Ilm-e Khshnoom (the Science of Ecstasy) emerged in the early twentieth century as a third way between Traditionalism and Reform. Founded by Behramshah Shroff, a Parsi who claimed to have been initiated into a secret Zoroastrian community in Iran, Ilm-e Khshnoom is a mystical and esoteric framework that reads the Avesta as a coded text containing hidden spiritual knowledge. Its theology is neither the literal dualism of Traditionalism nor the rationalist monotheism of Reform. Instead, it teaches a doctrine of spiritual evolution: the soul progresses through multiple incarnations toward union with the divine. The material world is a training ground, and evil is a necessary stage in the soul's development. Ilm-e Khshnoom uses numerology, symbolic interpretation, and meditation to unlock the deeper meaning of the scriptures. It rejects both the Reformist dismissal of ritual and the Traditionalist insistence on literal purity laws, offering instead a spiritualized interpretation of the same practices. Ilm-e Khshnoom remains a minority tradition, but it has a devoted following and has influenced modern Zoroastrian spirituality.

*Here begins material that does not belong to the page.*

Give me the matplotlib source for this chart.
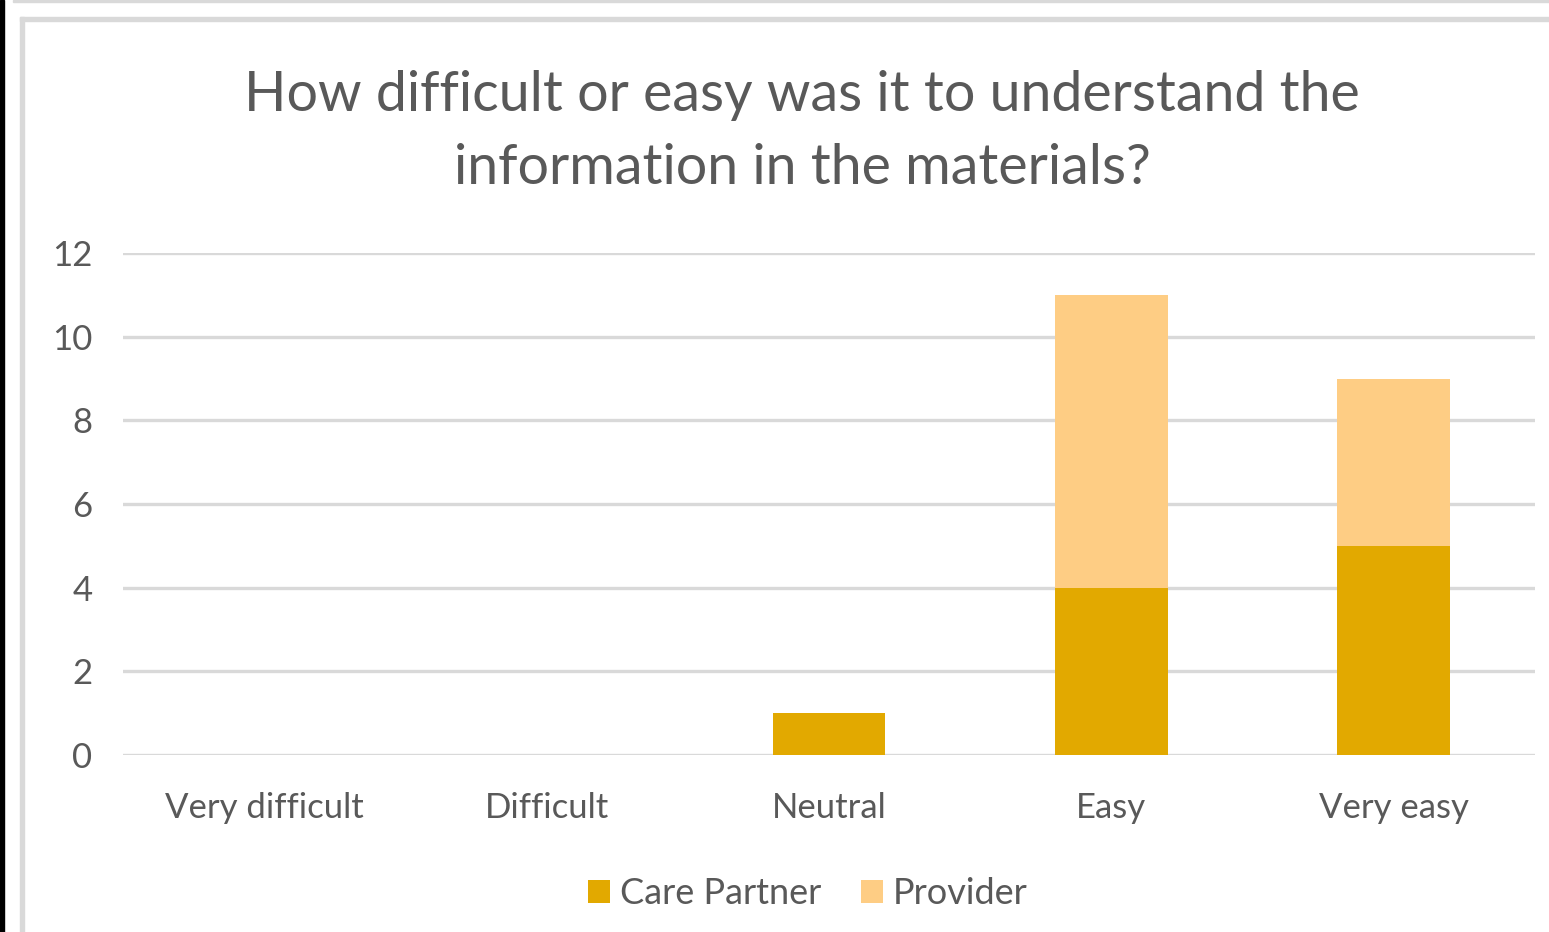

Today, the three living frameworks—Traditionalist Zoroastrianism, Rahnumai Mazdayasnan Reform, and Ilm-e Khshnoom—coexist in a state of productive tension. They agree that the Gathas are the core revelation and that Zarathustra is the central prophet. They disagree on almost everything else. Traditionalists and Reformists are in direct conflict over the nature of evil: is Angra Mainyu a real independent being (Traditionalist) or a metaphor for human ignorance (Reformist)? Ilm-e Khshnoom occupies a middle ground, accepting the reality of evil but subsuming it into a larger evolutionary process. On eschatology, Traditionalists affirm bodily resurrection, Reformists affirm spiritual immortality, and Ilm-e Khshnoom affirms reincarnation. On ritual, Traditionalists insist on literal purity, Reformists treat ritual as symbolic, and Ilm-e Khshnoom treats it as a spiritual discipline. No single framework has achieved dominance; the theological conversation continues, as it has for over three millennia, around the same unresolved questions that Zarathustra first posed.